▸ **Aim**
Skip the pictures, please, and write out exactly the lines from the opening of the data through the line containing "6.8, 5.1, 3.45];".

▸ **Records with drawing code**
____

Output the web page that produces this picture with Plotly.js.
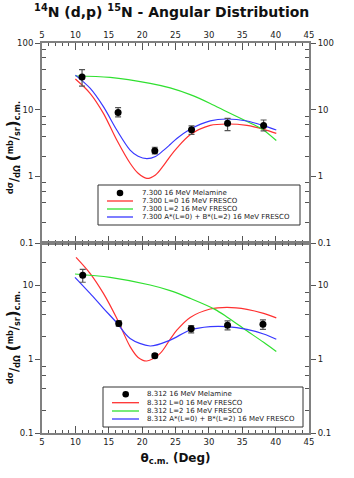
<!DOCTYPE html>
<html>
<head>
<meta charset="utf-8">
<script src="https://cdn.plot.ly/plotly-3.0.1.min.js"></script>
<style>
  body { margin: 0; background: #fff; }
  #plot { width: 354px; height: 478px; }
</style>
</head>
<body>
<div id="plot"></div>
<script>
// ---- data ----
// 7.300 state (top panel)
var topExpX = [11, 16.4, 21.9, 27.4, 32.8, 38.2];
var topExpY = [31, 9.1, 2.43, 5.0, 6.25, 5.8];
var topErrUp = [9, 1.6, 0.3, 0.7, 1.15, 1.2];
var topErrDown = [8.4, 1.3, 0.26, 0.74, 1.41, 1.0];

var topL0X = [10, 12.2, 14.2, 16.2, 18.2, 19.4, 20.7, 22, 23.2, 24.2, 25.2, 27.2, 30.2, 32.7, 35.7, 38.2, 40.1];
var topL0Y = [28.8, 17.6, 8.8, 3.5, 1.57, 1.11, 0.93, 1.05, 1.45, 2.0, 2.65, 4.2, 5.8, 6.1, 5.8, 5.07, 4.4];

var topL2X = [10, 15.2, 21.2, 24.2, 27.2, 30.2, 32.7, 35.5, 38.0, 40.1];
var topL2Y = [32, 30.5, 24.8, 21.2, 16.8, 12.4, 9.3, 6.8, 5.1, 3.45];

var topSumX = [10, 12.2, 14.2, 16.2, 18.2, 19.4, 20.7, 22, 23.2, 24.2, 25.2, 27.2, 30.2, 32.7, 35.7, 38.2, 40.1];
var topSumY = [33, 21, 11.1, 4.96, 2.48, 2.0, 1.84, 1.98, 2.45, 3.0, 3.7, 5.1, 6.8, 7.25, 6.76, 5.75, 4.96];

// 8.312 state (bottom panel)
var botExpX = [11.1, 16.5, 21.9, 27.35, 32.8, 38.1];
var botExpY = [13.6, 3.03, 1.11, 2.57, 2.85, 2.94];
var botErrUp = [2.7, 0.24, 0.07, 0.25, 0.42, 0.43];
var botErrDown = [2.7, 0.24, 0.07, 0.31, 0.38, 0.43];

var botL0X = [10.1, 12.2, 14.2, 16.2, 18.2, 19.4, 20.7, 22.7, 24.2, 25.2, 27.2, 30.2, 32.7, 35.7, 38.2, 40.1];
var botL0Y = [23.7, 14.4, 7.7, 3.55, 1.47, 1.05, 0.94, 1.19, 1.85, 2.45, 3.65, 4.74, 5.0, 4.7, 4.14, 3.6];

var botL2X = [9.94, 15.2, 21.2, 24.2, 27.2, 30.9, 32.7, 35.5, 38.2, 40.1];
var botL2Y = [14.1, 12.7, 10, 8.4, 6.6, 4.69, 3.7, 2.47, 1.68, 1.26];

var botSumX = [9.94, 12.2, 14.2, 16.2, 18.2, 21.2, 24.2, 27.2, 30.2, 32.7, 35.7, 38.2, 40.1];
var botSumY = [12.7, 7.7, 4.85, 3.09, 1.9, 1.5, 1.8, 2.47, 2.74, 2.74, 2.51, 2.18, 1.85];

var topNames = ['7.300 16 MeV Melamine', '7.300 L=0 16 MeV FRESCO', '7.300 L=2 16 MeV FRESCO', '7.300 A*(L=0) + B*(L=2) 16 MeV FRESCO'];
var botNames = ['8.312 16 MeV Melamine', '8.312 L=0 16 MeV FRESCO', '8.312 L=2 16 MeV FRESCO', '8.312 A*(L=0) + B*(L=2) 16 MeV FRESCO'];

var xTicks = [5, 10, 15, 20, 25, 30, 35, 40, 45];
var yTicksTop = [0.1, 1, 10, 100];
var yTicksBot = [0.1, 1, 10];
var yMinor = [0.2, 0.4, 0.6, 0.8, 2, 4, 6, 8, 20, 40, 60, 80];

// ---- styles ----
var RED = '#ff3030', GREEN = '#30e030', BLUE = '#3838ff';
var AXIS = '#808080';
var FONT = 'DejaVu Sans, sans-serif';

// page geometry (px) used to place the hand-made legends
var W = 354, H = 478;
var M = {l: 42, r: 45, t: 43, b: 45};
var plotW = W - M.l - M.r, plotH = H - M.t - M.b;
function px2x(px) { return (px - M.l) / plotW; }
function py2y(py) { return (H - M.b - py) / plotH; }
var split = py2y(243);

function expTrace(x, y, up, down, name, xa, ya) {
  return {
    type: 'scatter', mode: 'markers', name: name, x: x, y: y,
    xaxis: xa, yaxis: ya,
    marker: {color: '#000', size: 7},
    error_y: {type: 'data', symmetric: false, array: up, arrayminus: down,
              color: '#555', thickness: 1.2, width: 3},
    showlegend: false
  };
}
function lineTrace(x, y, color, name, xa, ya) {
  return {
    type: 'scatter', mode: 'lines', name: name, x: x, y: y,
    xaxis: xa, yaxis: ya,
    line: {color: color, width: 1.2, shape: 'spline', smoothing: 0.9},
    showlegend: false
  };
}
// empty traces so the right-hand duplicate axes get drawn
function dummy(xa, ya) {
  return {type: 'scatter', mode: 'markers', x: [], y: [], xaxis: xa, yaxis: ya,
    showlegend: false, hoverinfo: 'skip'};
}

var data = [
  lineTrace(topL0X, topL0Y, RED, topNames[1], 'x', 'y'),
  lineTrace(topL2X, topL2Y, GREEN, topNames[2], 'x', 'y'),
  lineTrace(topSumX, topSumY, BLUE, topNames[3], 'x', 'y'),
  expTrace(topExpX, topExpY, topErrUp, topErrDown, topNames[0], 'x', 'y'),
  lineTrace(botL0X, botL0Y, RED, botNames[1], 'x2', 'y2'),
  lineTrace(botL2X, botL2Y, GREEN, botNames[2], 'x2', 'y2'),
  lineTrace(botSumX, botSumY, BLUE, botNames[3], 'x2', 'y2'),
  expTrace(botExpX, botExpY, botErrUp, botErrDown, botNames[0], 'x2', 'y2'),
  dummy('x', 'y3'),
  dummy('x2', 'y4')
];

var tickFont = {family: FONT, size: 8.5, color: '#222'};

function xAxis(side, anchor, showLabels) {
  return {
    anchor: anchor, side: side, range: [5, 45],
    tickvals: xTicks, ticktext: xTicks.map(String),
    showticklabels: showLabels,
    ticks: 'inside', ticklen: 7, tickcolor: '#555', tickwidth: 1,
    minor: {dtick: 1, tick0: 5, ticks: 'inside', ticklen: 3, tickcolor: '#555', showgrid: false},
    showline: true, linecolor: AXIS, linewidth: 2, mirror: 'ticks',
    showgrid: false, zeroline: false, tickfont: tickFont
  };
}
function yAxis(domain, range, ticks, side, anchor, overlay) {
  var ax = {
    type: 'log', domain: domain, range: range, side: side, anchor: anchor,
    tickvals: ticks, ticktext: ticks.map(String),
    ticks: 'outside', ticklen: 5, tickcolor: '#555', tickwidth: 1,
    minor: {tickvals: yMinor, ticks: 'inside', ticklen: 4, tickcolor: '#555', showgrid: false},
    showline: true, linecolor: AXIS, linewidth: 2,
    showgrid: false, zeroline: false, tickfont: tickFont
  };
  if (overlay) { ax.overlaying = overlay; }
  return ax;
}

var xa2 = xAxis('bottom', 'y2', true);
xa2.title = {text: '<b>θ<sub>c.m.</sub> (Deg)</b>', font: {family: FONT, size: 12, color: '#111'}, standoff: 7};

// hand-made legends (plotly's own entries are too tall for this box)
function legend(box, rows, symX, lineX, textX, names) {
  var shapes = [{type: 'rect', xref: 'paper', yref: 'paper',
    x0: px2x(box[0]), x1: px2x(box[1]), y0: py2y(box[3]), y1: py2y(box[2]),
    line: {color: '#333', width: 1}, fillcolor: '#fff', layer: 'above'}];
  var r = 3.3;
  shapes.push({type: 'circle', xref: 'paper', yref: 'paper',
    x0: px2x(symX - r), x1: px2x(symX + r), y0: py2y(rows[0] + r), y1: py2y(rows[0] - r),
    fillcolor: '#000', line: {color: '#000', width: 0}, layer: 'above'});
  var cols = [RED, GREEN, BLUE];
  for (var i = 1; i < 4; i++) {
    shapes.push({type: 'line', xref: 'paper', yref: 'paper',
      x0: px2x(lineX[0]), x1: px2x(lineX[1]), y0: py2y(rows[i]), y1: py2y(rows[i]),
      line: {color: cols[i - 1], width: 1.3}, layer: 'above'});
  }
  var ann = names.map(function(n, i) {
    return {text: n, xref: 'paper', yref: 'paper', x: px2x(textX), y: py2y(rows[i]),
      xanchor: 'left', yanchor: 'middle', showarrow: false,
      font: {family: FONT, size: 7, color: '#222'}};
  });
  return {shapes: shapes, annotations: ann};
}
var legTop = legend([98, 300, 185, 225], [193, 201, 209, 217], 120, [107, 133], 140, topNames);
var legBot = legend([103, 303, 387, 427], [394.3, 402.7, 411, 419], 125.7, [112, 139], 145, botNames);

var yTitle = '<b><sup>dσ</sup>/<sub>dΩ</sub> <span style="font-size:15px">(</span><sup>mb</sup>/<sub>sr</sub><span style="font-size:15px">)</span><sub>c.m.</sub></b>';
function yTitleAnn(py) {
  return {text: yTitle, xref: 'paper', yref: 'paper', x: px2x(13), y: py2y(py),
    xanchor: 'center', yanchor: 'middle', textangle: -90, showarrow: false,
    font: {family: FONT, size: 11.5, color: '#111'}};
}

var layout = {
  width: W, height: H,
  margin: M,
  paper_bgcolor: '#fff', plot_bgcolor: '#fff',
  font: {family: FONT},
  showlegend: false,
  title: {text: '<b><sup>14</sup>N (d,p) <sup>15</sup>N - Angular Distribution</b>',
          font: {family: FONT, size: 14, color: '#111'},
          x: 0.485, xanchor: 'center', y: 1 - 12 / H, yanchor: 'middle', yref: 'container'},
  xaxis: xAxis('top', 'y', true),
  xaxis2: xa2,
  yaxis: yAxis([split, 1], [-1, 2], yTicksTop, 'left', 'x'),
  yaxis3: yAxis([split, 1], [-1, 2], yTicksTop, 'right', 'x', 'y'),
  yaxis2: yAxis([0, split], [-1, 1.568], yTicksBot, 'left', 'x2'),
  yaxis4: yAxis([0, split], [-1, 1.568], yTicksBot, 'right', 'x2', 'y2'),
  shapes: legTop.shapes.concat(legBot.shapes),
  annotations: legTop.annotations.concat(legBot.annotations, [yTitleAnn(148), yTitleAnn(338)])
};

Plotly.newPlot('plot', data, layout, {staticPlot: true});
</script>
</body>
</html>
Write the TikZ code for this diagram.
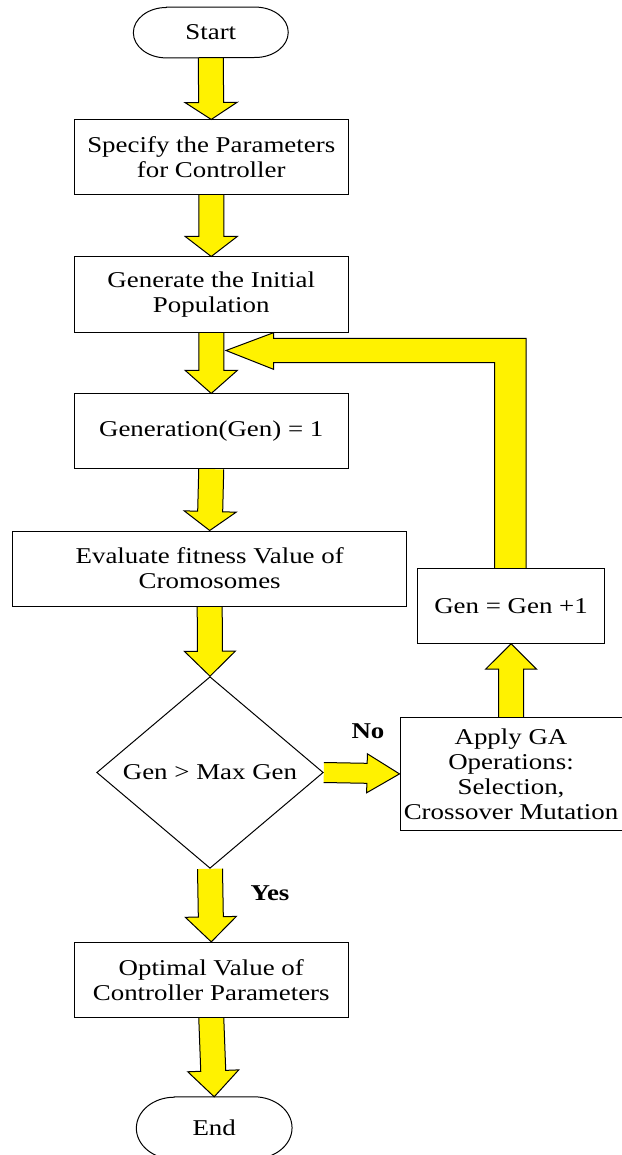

____

▸ **Output for this task**
Output the web page that produces this picture with Plotly.js.
<!DOCTYPE html>
<html>
<head>
<meta charset="utf-8">
<script src="https://cdn.plot.ly/plotly-3.0.1.min.js"></script>
<style>
  body { margin: 0; background: #fff; }
  #plot { width: 354px; height: 478px; }
</style>
</head>
<body>
<div id="plot"></div>
<script>
// ---- data ----
// 7.300 state (top panel)
var topExpX = [11, 16.4, 21.9, 27.4, 32.8, 38.2];
var topExpY = [31, 9.1, 2.43, 5.0, 6.25, 5.8];
var topErrUp = [9, 1.6, 0.3, 0.7, 1.15, 1.2];
var topErrDown = [8.4, 1.3, 0.26, 0.74, 1.41, 1.0];

var topL0X = [10, 12.2, 14.2, 16.2, 18.2, 19.4, 20.7, 22, 23.2, 24.2, 25.2, 27.2, 30.2, 32.7, 35.7, 38.2, 40.1];
var topL0Y = [28.8, 17.6, 8.8, 3.5, 1.57, 1.11, 0.93, 1.05, 1.45, 2.0, 2.65, 4.2, 5.8, 6.1, 5.8, 5.07, 4.4];

var topL2X = [10, 15.2, 21.2, 24.2, 27.2, 30.2, 32.7, 35.5, 38.0, 40.1];
var topL2Y = [32, 30.5, 24.8, 21.2, 16.8, 12.4, 9.3, 6.8, 5.1, 3.45];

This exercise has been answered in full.